— Start of Recorded data —

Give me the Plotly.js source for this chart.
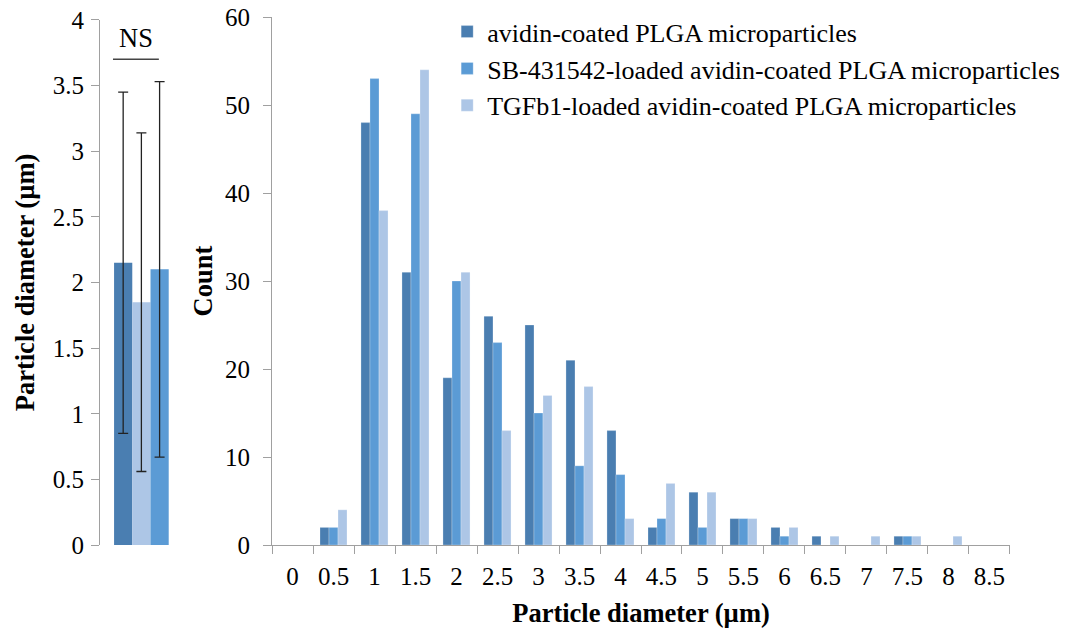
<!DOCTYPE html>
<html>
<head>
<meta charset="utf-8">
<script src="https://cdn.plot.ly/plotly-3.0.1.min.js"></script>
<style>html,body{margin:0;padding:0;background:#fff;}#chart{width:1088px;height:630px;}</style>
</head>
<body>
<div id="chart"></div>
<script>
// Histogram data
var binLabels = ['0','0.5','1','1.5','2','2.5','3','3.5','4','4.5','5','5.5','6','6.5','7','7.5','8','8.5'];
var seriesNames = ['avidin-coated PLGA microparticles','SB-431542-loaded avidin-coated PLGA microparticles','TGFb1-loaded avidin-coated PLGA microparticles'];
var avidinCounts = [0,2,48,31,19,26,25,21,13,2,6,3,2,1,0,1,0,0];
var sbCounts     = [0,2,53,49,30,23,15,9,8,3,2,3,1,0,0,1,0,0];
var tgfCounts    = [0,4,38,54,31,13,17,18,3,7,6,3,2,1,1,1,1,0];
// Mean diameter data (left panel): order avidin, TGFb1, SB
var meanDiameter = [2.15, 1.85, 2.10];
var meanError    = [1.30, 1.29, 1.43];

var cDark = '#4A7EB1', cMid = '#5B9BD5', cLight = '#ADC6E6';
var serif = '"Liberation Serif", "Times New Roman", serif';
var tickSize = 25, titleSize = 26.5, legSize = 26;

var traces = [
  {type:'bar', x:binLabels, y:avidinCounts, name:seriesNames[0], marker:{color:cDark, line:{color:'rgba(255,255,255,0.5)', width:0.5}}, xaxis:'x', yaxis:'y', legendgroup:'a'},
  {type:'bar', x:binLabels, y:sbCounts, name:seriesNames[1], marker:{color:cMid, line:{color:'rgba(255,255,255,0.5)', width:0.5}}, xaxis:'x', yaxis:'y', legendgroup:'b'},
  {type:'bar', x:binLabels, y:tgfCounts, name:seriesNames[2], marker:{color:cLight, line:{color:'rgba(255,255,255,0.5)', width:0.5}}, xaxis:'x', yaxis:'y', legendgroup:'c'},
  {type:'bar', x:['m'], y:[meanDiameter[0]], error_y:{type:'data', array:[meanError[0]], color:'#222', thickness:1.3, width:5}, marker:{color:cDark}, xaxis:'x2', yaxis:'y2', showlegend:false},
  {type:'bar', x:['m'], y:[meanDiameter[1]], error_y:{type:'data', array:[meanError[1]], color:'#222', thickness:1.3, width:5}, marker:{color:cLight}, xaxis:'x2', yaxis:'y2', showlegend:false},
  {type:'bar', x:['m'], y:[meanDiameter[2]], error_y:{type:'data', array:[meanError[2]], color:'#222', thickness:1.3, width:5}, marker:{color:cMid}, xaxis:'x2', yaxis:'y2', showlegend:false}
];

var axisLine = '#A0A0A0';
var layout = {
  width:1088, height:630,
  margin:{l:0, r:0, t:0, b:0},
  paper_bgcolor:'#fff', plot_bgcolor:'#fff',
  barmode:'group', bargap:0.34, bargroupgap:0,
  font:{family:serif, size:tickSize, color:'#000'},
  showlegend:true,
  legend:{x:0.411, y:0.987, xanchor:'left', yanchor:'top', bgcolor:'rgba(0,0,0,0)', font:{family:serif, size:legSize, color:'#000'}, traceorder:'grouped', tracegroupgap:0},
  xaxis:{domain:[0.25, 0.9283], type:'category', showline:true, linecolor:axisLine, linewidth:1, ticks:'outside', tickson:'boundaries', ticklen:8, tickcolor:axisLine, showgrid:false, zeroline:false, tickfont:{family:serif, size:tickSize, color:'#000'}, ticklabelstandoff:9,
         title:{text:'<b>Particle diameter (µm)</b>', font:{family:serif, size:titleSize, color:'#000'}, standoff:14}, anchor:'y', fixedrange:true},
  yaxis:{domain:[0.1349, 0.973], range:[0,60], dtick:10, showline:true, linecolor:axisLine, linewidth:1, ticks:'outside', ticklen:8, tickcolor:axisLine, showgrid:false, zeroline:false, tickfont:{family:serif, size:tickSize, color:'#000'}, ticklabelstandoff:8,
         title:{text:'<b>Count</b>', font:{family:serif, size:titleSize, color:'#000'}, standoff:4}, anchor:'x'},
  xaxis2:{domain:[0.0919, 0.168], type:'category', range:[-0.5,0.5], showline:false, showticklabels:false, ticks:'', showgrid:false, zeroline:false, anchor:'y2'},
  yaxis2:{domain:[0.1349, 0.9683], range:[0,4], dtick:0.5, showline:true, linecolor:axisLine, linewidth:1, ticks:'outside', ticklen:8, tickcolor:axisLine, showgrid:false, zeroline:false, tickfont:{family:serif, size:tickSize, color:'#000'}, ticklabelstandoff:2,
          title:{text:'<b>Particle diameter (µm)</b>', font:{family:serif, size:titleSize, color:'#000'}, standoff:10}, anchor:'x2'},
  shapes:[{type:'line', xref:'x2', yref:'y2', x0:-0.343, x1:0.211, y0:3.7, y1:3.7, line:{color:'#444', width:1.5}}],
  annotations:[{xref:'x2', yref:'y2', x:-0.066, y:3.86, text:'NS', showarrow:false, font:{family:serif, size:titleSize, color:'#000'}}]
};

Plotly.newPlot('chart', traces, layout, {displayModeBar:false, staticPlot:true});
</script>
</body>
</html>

— End of Recorded data —

▶ [Exercise directions] Go from the first line of the listing to the line holding "[1.30, 1.29, 1.43];" and, please, transcribe those lines exactly, both included, with no pictures.

▶ [Response to this task]
Give me the Plotly.js source for this chart.
<!DOCTYPE html>
<html>
<head>
<meta charset="utf-8">
<script src="https://cdn.plot.ly/plotly-3.0.1.min.js"></script>
<style>html,body{margin:0;padding:0;background:#fff;}#chart{width:1088px;height:630px;}</style>
</head>
<body>
<div id="chart"></div>
<script>
// Histogram data
var binLabels = ['0','0.5','1','1.5','2','2.5','3','3.5','4','4.5','5','5.5','6','6.5','7','7.5','8','8.5'];
var seriesNames = ['avidin-coated PLGA microparticles','SB-431542-loaded avidin-coated PLGA microparticles','TGFb1-loaded avidin-coated PLGA microparticles'];
var avidinCounts = [0,2,48,31,19,26,25,21,13,2,6,3,2,1,0,1,0,0];
var sbCounts     = [0,2,53,49,30,23,15,9,8,3,2,3,1,0,0,1,0,0];
var tgfCounts    = [0,4,38,54,31,13,17,18,3,7,6,3,2,1,1,1,1,0];
// Mean diameter data (left panel): order avidin, TGFb1, SB
var meanDiameter = [2.15, 1.85, 2.10];
var meanError    = [1.30, 1.29, 1.43];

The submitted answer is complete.